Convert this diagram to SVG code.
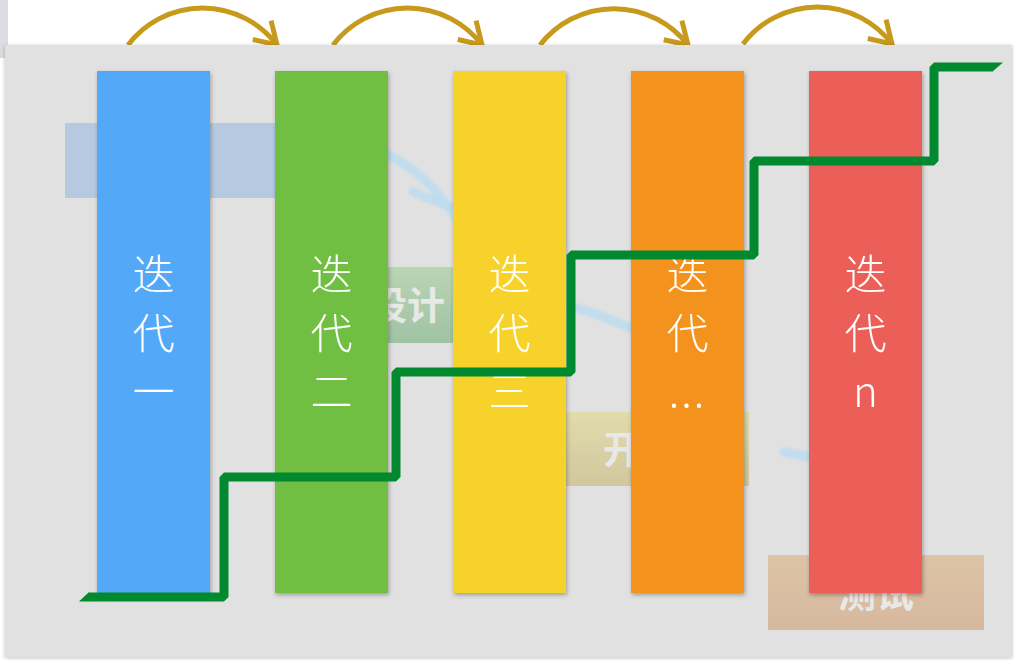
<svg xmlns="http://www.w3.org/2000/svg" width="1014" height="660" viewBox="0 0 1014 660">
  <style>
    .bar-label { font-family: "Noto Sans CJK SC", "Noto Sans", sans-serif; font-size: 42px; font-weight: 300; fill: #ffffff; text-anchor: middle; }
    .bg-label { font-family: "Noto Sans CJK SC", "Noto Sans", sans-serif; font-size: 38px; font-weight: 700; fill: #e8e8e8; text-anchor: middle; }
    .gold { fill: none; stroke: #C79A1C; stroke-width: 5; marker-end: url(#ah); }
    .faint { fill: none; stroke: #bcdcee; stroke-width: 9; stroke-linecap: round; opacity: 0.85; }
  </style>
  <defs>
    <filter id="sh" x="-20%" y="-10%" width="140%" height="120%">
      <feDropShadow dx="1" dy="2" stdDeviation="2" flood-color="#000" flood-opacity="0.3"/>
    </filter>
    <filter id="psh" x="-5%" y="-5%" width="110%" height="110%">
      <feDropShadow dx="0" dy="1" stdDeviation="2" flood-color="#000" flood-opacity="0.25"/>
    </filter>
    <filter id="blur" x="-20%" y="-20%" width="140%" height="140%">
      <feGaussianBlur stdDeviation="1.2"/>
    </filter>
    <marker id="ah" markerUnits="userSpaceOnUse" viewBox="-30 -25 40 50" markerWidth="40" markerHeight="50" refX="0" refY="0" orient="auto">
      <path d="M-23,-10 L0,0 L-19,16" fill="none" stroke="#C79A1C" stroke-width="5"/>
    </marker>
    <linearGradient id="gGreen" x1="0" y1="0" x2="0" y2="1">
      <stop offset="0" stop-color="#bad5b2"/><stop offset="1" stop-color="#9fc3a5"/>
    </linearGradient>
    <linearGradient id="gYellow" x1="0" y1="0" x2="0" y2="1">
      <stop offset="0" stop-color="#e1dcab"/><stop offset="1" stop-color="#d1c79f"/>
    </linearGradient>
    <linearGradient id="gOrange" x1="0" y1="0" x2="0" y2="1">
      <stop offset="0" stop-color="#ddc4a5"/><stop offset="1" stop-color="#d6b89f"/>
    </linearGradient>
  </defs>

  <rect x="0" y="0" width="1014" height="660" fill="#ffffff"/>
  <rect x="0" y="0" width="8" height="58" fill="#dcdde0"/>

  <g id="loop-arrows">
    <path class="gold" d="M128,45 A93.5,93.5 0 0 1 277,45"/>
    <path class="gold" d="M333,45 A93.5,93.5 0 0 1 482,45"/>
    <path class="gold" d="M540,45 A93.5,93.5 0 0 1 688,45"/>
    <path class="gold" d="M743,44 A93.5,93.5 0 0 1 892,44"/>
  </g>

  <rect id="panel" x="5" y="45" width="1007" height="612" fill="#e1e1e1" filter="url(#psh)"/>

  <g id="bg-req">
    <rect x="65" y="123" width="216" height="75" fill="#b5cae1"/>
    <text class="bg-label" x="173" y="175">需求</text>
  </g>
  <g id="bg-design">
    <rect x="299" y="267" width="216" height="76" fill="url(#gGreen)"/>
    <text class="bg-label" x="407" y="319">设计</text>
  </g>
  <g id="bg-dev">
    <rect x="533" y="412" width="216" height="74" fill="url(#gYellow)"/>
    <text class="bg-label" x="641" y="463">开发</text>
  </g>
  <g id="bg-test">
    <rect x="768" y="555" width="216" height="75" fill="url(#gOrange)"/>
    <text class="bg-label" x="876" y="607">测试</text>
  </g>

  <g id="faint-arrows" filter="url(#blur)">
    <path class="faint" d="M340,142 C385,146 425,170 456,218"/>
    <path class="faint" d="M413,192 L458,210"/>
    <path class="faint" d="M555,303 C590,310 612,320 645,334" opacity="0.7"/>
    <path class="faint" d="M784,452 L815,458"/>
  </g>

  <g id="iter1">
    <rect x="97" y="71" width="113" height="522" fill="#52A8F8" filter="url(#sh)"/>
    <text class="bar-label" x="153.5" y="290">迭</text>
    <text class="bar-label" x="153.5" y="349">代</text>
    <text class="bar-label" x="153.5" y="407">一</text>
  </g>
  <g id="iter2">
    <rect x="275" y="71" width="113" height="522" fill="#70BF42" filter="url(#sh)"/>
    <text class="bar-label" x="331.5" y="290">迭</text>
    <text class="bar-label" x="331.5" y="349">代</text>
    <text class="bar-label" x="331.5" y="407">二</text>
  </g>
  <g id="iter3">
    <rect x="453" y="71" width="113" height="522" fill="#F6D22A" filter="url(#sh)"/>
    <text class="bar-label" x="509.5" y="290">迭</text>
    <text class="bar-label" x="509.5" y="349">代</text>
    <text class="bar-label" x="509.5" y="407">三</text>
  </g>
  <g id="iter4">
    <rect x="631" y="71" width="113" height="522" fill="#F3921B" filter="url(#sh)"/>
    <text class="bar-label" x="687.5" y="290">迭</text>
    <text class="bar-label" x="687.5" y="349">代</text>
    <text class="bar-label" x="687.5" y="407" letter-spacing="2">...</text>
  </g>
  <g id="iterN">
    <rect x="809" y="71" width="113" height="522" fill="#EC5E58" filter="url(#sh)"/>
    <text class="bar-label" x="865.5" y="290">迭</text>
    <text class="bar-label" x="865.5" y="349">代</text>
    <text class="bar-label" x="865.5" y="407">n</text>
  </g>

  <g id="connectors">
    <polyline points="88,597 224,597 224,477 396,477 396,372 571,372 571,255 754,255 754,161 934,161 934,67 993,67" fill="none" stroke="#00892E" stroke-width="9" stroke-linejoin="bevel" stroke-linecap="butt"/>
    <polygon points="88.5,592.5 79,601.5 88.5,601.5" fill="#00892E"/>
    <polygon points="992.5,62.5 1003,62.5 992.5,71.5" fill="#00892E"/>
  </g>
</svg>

## STATED EXERCISE
From start to finish, output the listing exactly, but omit its pictures.

## SOLUTION TO THIS TASK
Convert this diagram to SVG code.
<svg xmlns="http://www.w3.org/2000/svg" width="1014" height="660" viewBox="0 0 1014 660">
  <style>
    .bar-label { font-family: "Noto Sans CJK SC", "Noto Sans", sans-serif; font-size: 42px; font-weight: 300; fill: #ffffff; text-anchor: middle; }
    .bg-label { font-family: "Noto Sans CJK SC", "Noto Sans", sans-serif; font-size: 38px; font-weight: 700; fill: #e8e8e8; text-anchor: middle; }
    .gold { fill: none; stroke: #C79A1C; stroke-width: 5; marker-end: url(#ah); }
    .faint { fill: none; stroke: #bcdcee; stroke-width: 9; stroke-linecap: round; opacity: 0.85; }
  </style>
  <defs>
    <filter id="sh" x="-20%" y="-10%" width="140%" height="120%">
      <feDropShadow dx="1" dy="2" stdDeviation="2" flood-color="#000" flood-opacity="0.3"/>
    </filter>
    <filter id="psh" x="-5%" y="-5%" width="110%" height="110%">
      <feDropShadow dx="0" dy="1" stdDeviation="2" flood-color="#000" flood-opacity="0.25"/>
    </filter>
    <filter id="blur" x="-20%" y="-20%" width="140%" height="140%">
      <feGaussianBlur stdDeviation="1.2"/>
    </filter>
    <marker id="ah" markerUnits="userSpaceOnUse" viewBox="-30 -25 40 50" markerWidth="40" markerHeight="50" refX="0" refY="0" orient="auto">
      <path d="M-23,-10 L0,0 L-19,16" fill="none" stroke="#C79A1C" stroke-width="5"/>
    </marker>
    <linearGradient id="gGreen" x1="0" y1="0" x2="0" y2="1">
      <stop offset="0" stop-color="#bad5b2"/><stop offset="1" stop-color="#9fc3a5"/>
    </linearGradient>
    <linearGradient id="gYellow" x1="0" y1="0" x2="0" y2="1">
      <stop offset="0" stop-color="#e1dcab"/><stop offset="1" stop-color="#d1c79f"/>
    </linearGradient>
    <linearGradient id="gOrange" x1="0" y1="0" x2="0" y2="1">
      <stop offset="0" stop-color="#ddc4a5"/><stop offset="1" stop-color="#d6b89f"/>
    </linearGradient>
  </defs>

  <rect x="0" y="0" width="1014" height="660" fill="#ffffff"/>
  <rect x="0" y="0" width="8" height="58" fill="#dcdde0"/>

  <g id="loop-arrows">
    <path class="gold" d="M128,45 A93.5,93.5 0 0 1 277,45"/>
    <path class="gold" d="M333,45 A93.5,93.5 0 0 1 482,45"/>
    <path class="gold" d="M540,45 A93.5,93.5 0 0 1 688,45"/>
    <path class="gold" d="M743,44 A93.5,93.5 0 0 1 892,44"/>
  </g>

  <rect id="panel" x="5" y="45" width="1007" height="612" fill="#e1e1e1" filter="url(#psh)"/>

  <g id="bg-req">
    <rect x="65" y="123" width="216" height="75" fill="#b5cae1"/>
    <text class="bg-label" x="173" y="175">需求</text>
  </g>
  <g id="bg-design">
    <rect x="299" y="267" width="216" height="76" fill="url(#gGreen)"/>
    <text class="bg-label" x="407" y="319">设计</text>
  </g>
  <g id="bg-dev">
    <rect x="533" y="412" width="216" height="74" fill="url(#gYellow)"/>
    <text class="bg-label" x="641" y="463">开发</text>
  </g>
  <g id="bg-test">
    <rect x="768" y="555" width="216" height="75" fill="url(#gOrange)"/>
    <text class="bg-label" x="876" y="607">测试</text>
  </g>

  <g id="faint-arrows" filter="url(#blur)">
    <path class="faint" d="M340,142 C385,146 425,170 456,218"/>
    <path class="faint" d="M413,192 L458,210"/>
    <path class="faint" d="M555,303 C590,310 612,320 645,334" opacity="0.7"/>
    <path class="faint" d="M784,452 L815,458"/>
  </g>

  <g id="iter1">
    <rect x="97" y="71" width="113" height="522" fill="#52A8F8" filter="url(#sh)"/>
    <text class="bar-label" x="153.5" y="290">迭</text>
    <text class="bar-label" x="153.5" y="349">代</text>
    <text class="bar-label" x="153.5" y="407">一</text>
  </g>
  <g id="iter2">
    <rect x="275" y="71" width="113" height="522" fill="#70BF42" filter="url(#sh)"/>
    <text class="bar-label" x="331.5" y="290">迭</text>
    <text class="bar-label" x="331.5" y="349">代</text>
    <text class="bar-label" x="331.5" y="407">二</text>
  </g>
  <g id="iter3">
    <rect x="453" y="71" width="113" height="522" fill="#F6D22A" filter="url(#sh)"/>
    <text class="bar-label" x="509.5" y="290">迭</text>
    <text class="bar-label" x="509.5" y="349">代</text>
    <text class="bar-label" x="509.5" y="407">三</text>
  </g>
  <g id="iter4">
    <rect x="631" y="71" width="113" height="522" fill="#F3921B" filter="url(#sh)"/>
    <text class="bar-label" x="687.5" y="290">迭</text>
    <text class="bar-label" x="687.5" y="349">代</text>
    <text class="bar-label" x="687.5" y="407" letter-spacing="2">...</text>
  </g>
  <g id="iterN">
    <rect x="809" y="71" width="113" height="522" fill="#EC5E58" filter="url(#sh)"/>
    <text class="bar-label" x="865.5" y="290">迭</text>
    <text class="bar-label" x="865.5" y="349">代</text>
    <text class="bar-label" x="865.5" y="407">n</text>
  </g>

  <g id="connectors">
    <polyline points="88,597 224,597 224,477 396,477 396,372 571,372 571,255 754,255 754,161 934,161 934,67 993,67" fill="none" stroke="#00892E" stroke-width="9" stroke-linejoin="bevel" stroke-linecap="butt"/>
    <polygon points="88.5,592.5 79,601.5 88.5,601.5" fill="#00892E"/>
    <polygon points="992.5,62.5 1003,62.5 992.5,71.5" fill="#00892E"/>
  </g>
</svg>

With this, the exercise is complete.